Eine solche (weite) Auslegung entspricht auch dem Sinn und Zweck der Vorschrift. Die Regelung soll die Krankenkasse ausnahmslos bei jeder Beitragssatzerhöhung mit dem Risiko belegen, dass ihre Mitglieder von ihrem Sonderkündigungsrecht Gebrauch machen und die Kasse so mittelbar zwingen, auf Grund einer Gesamtabwägung von der Möglichkeit der politisch unerwünschten Beitragssatzanhebung nur nach dem ultima-ratio-Prinzip und nach Ausschöpfung aller Wirtschaftlichkeitsreserven Gebrauch zu machen (vgl. BSG 2.12.04 – B 12 KR 23/04 R, NJW 05, 923). Vor diesem Hintergrund ist es nicht erforderlich, diejenigen, die sich mit Ausübung ihres Wahlrechts bereits an eine Krankenkasse gebunden haben, zugunsten der Krankenkasse, die eine Beitragssatzerhöhung plant, von dem Sonderkündigungsrecht auszunehmen.
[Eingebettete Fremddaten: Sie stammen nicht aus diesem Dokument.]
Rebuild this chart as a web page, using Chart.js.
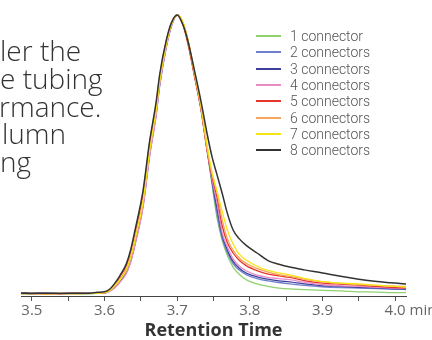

Die vom Sozialgericht angegebene Begründung, dass nur der Beginn der Mitgliedschaft "zeitlicher Anknüpfungspunkt für die Beitragssatzerhöhung" sein könne, weil nur dieser "genau definiert und tatsächlich feststellbar" sei, überzeugt nicht. Denn die Ausübung des Wahlrechts durch den Versicherten stellt als einseitige empfangsbedürftige Willenserklärung ebenso einen tatsächlich feststellbaren Zeitpunkt dar. Mit dem Zugang der Wahlrechtserklärung nach § 175 Abs. 1 Satz 1 SGB V an die gewählte Krankenkasse wird bei dieser unmittelbar die Mitgliedschaft und damit das Versicherungsverhältnis begründet (vgl. Hauck in Hauck/Noftz, SGB V, K § 175 Rdnr. 7). Eines Verwaltungsaktes bedarf es nicht, da die Wahlrechtserklärung rechtsgestaltend ist. Die Vorschriften des BGB über Willenserklärungen sind analog anwendbar (vgl. Hauck in Hauck/Noftz, SGB V, K § 175 Rdnr. 3). Nach § 130 Abs. 1 Satz 2 BGB ist ein Widerruf nach dem Zugang der Erklärung nicht mehr möglich. Der Beigeladene zu 1) ist somit an seine Krankenkassenwahl, die er unter der Voraussetzung eines Beitragssatzes von 14,5 % getroffen hatte, schon vor der Erhöhung gebunden gewesen. Er ist daher ebenso zu stellen, wie jemand, dessen Mitgliedschaft bereits vor dem 1. Januar 2003 begonnen hat.

Die sonstigen Voraussetzungen für den Kassenwechsel sind erfüllt. Die Frist für die Krankenkassenwahl gemäß § 175 Abs. 4 Satz 2 SGB V a. F. ist vorliegend gewahrt. Denn der Beigeladene zu 1) kündigte die Mitgliedschaft bei der Klägerin wirksam am 26. Februar 2003 zum 30. April 2003, also zum Ablauf des übernächsten Monats. Der Nachweis der Wahl nach § 175 Abs. 4 Satz 4 SGB V a. F. ist nicht erforderlich, wenn die gekündigte Krankenkasse durch die rechtswidrige Weigerung, eine Kündigungsbestätigung auszustellen, die Ursache dafür setzt, dass das Verfahren zum Wechsel der Krankenkasse nicht den im Gesetz vorausgesetzten Ablauf nehmen kann (vgl. BSG a. a. O.). Der Beigeladene zu 1) ist daher seit 1. Mai 2003 bei der Beklagten krankenversichert.

Die Kostenentscheidung beruht auf § 197 a SGG in Verbindung mit §§ 154 Abs. 1 bis 3, 162 Abs. 3 Verwaltungsgerichtsordnung. Die Streitwertfestsetzung richtet sich nach §§ 71, 52 Abs. 2 Gerichtskostengesetz in der Fassung ab 1. Juli 2004.

Ein Grund für die Zulassung der Revision gemäß § 160 Abs. 2 Nr. 1 oder Nr. 2 SGG ist nicht gegeben.